Preparatory layers The single, beige ground extends up to the edges of the support. It consists of beige pigment particles with a minute addition of very fine earth pigments.
Underdrawing Infrared photography revealed an underdrawing in a liquid or dry medium, also partly visible to the naked eye, consisting of subtle hatchings defining the volume of the folds in some of the shaded parts of the red dress.
Paint layers The paint extends up to the edges of the support. The semi-transparent brown first lay-in has remained partly visible in the dark background, where it was applied thinly, allowing the ground to show through; the lighter colours are thicker and more opaque. The painting was built up from the back to the front and from dark to light. Except for the boy and the woman’s hands, the figures were left in reserve, and then executed wet in wet. Transparent dark glazes were used to create dark shadows, and highlights in the faces, lace and virginal are impasted. Several major changes were made to the composition. Above the monkey, for instance, there was initially a mirror with an ornate frame and a parrot below it, and a lute was hanging on the wall above the girl’s head. Moreover, the woman’s right eye was higher and her cap looked different.
Jessica Roeders, 2022
Good. The panel has become slightly convex. There are a few old retouchings that are rather matte. The varnish has slightly yellowed.

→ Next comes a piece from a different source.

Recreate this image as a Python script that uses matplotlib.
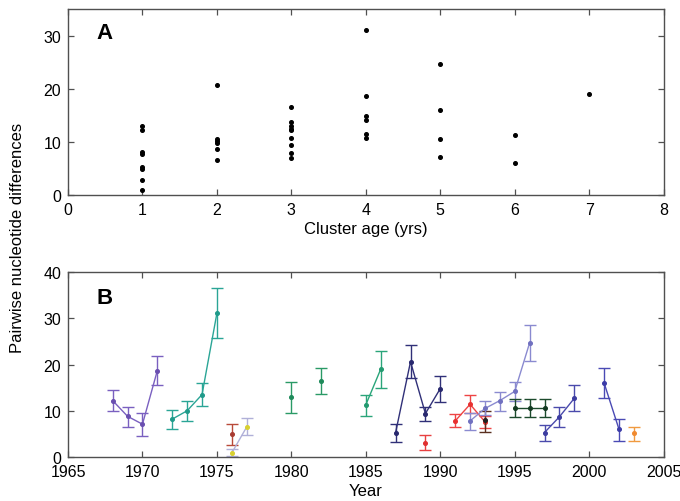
import matplotlib
matplotlib.use("Agg")
import matplotlib.pyplot as plt
import numpy as np

plt.rcParams['font.family'] = ['Liberation Sans', 'DejaVu Sans']

# Panel A data: cluster age vs pairwise differences
age_1 = [13.0, 12.2, 8.0, 7.7, 5.2, 4.9, 2.9, 0.9]
age_2 = [20.7, 10.5, 10.1, 9.8, 8.6, 6.6]
age_3 = [16.5, 13.7, 13.0, 12.5, 12.2, 10.7, 9.4, 7.9, 7.0]
age_4 = [31.1, 18.7, 14.9, 14.1, 11.5, 10.8]
age_5 = [24.6, 16.0, 10.6, 7.2]
age_6 = [11.3, 6.0]
age_7 = [19.0]
ages_a = [1, 2, 3, 4, 5, 6, 7]
vals_a = [age_1, age_2, age_3, age_4, age_5, age_6, age_7]

# Panel B series: (years, values, lower, upper, marker colour, errorbar colour)
s1_years = [1968, 1969, 1970, 1971]
s1_vals = [12.2, 8.8, 7.1, 18.7]
s1_lo = [9.9, 6.4, 4.5, 15.6]
s1_hi = [14.5, 10.9, 9.6, 21.8]

s2_years = [1972, 1973, 1974, 1975]
s2_vals = [8.2, 10.0, 13.5, 31.1]
s2_lo = [6.1, 7.7, 11.0, 25.7]
s2_hi = [10.2, 12.2, 16.0, 36.5]

s3_years = [1976]
s3_vals = [5.0]
s3_lo = [2.7]
s3_hi = [7.1]

s4_years = [1976, 1977]
s4_vals = [0.9, 6.5]
s4_lo = [0.2, 4.7]
s4_hi = [1.8, 8.5]

s5_years = [1980]
s5_vals = [12.9]
s5_lo = [9.6]
s5_hi = [16.2]

s6_years = [1982]
s6_vals = [16.5]
s6_lo = [13.7]
s6_hi = [19.3]

s7_years = [1985, 1986]
s7_vals = [11.3, 19.0]
s7_lo = [8.9, 14.9]
s7_hi = [13.4, 23.0]

s8_years = [1987, 1988, 1989, 1990]
s8_vals = [5.3, 20.6, 9.4, 14.8]
s8_lo = [3.3, 17.0, 7.7, 12.0]
s8_hi = [7.2, 24.2, 10.9, 17.6]

s9_years = [1989]
s9_vals = [3.1]
s9_lo = [1.5]
s9_hi = [4.7]

s10_years = [1991, 1992, 1993]
s10_vals = [7.8, 11.4, 7.6]
s10_lo = [6.4, 9.6, 6.3]
s10_hi = [9.2, 13.4, 8.8]

s11_years = [1993]
s11_vals = [8.0]
s11_lo = [5.5]
s11_hi = [10.0]

s12_years = [1992, 1993, 1994, 1995, 1996]
s12_vals = [7.8, 10.5, 12.2, 14.2, 24.7]
s12_lo = [5.8, 9.0, 10.0, 12.1, 20.7]
s12_hi = [9.6, 12.1, 14.1, 16.3, 28.6]

s13_years = [1995, 1996, 1997]
s13_vals = [10.7, 10.7, 10.7]
s13_lo = [8.7, 8.7, 8.7]
s13_hi = [12.5, 12.5, 12.5]

s14_years = [1997, 1998, 1999]
s14_vals = [5.3, 8.7, 12.7]
s14_lo = [3.5, 6.4, 9.9]
s14_hi = [7.0, 10.9, 15.5]

s15_years = [2001, 2002]
s15_vals = [16.0, 6.0]
s15_lo = [12.7, 3.5]
s15_hi = [19.2, 8.3]

s16_years = [2003]
s16_vals = [5.2]
s16_lo = [3.5]
s16_hi = [6.5]

series = [
    (s1_years, s1_vals, s1_lo, s1_hi, '#6a4fb0', '#7a60c0'),
    (s2_years, s2_vals, s2_lo, s2_hi, '#1f9a8a', '#2aa596'),
    (s3_years, s3_vals, s3_lo, s3_hi, '#a83a30', '#b84a3a'),
    (s4_years, s4_vals, s4_lo, s4_hi, '#d8d030', '#b0b0d8'),
    (s5_years, s5_vals, s5_lo, s5_hi, '#1e8a5a', '#2a9a66'),
    (s6_years, s6_vals, s6_lo, s6_hi, '#1e8a5a', '#2a9a66'),
    (s7_years, s7_vals, s7_lo, s7_hi, '#239a70', '#2aa57a'),
    (s8_years, s8_vals, s8_lo, s8_hi, '#28286e', '#303078'),
    (s9_years, s9_vals, s9_lo, s9_hi, '#e03030', '#e84040'),
    (s10_years, s10_vals, s10_lo, s10_hi, '#e83030', '#ee4444'),
    (s11_years, s11_vals, s11_lo, s11_hi, '#202020', '#5a3020'),
    (s12_years, s12_vals, s12_lo, s12_hi, '#7070c0', '#8a8ad0'),
    (s13_years, s13_vals, s13_lo, s13_hi, '#133a22', '#1c4a2c'),
    (s14_years, s14_vals, s14_lo, s14_hi, '#3c3ca0', '#4a4aac'),
    (s15_years, s15_vals, s15_lo, s15_hi, '#3c3ca8', '#4a4ab4'),
    (s16_years, s16_vals, s16_lo, s16_hi, '#f08a30', '#f09a40'),
]

fig = plt.figure(figsize=(6.8, 5.02), dpi=100)
axA = fig.add_axes([0.1, 0.6096, 0.876, 0.3704])
axB = fig.add_axes([0.1, 0.0876, 0.876, 0.3686])

spine_col = '#505050'
for ax in (axA, axB):
    for sp in ax.spines.values():
        sp.set_color(spine_col)
        sp.set_linewidth(1.0)
    ax.tick_params(direction='in', top=True, right=True, length=4.5,
                   color=spine_col, labelsize=11.5, width=0.9, pad=5)

# Panel A
for a, vs in zip(ages_a, vals_a):
    axA.plot([a] * len(vs), vs, 'o', color='black', markersize=2.6, linestyle='none')
axA.set_xlim(0, 8)
axA.set_ylim(0, 35)
axA.set_xticks(range(0, 9))
axA.set_yticks([0, 10, 20, 30])
axA.set_xlabel('Cluster age (yrs)', fontsize=12, labelpad=3)
axA.text(0.048, 0.875, 'A', transform=axA.transAxes, fontsize=16, fontweight='bold',
         va='center', ha='left')

# Panel B
for yrs, v, lo, hi, col, ecol in series:
    v = np.array(v)
    yerr = np.vstack([v - np.array(lo), np.array(hi) - v])
    axB.errorbar(yrs, v, yerr=yerr, fmt='none', ecolor=ecol, elinewidth=1.0,
                 capsize=4, capthick=1.0)
    axB.plot(yrs, v, '-', color=ecol, linewidth=1.0)
    axB.plot(yrs, v, 'o', color=col, markersize=2.6, linestyle='none')
axB.set_xlim(1965, 2005)
axB.set_ylim(0, 40)
axB.set_xticks(range(1965, 2006, 5))
axB.set_yticks([0, 10, 20, 30, 40])
axB.set_xlabel('Year', fontsize=12, labelpad=3)
axB.text(0.048, 0.86, 'B', transform=axB.transAxes, fontsize=16, fontweight='bold',
         va='center', ha='left')

fig.text(18 / 680, 1 - 238 / 502, 'Pairwise nucleotide differences', rotation=90,
         fontsize=12, va='center', ha='center')

fig.savefig('out.png', dpi=100)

...; ? probate inventory, Jan Miense Molenaer, Haarlem, 10 October 1668, in the vestibule (‘Een vroutje op de Clauwe Zimbael spelende van Molenaer’);1…; anonymous sale, Amsterdam (C.S. Roos et al.), 18 October 1819, no. 21, as D. Hals (‘In een Binnenvertrek zit eene bevallige Vrouw op het klavier te spelen, daar twee kinderen naar staan te luisteren, in het verschiet komt een heer de kamer binnen treden; bevallig op P., h. 15, br. 12 d. [38.5 x 30.8 cm]’), fl. 71, to De Vries;2…; purchased for fl. 350 by Adriaan van der Hoop (1778-1854), Amsterdam, as Dirck Hals, June 1832;3 by whom bequeathed to the City of Amsterdam, as Dirck Hals, with 223 other paintings, 1854;4 from which on loan to the museum since 30 June 18855
Object number: SK-C-140
Credit line: On loan from the City of Amsterdam (A. van der Hoop Bequest)
Copyright: Public domain
Jan Miense Molenaer (Haarlem c. 1610/11 - Haarlem 1668)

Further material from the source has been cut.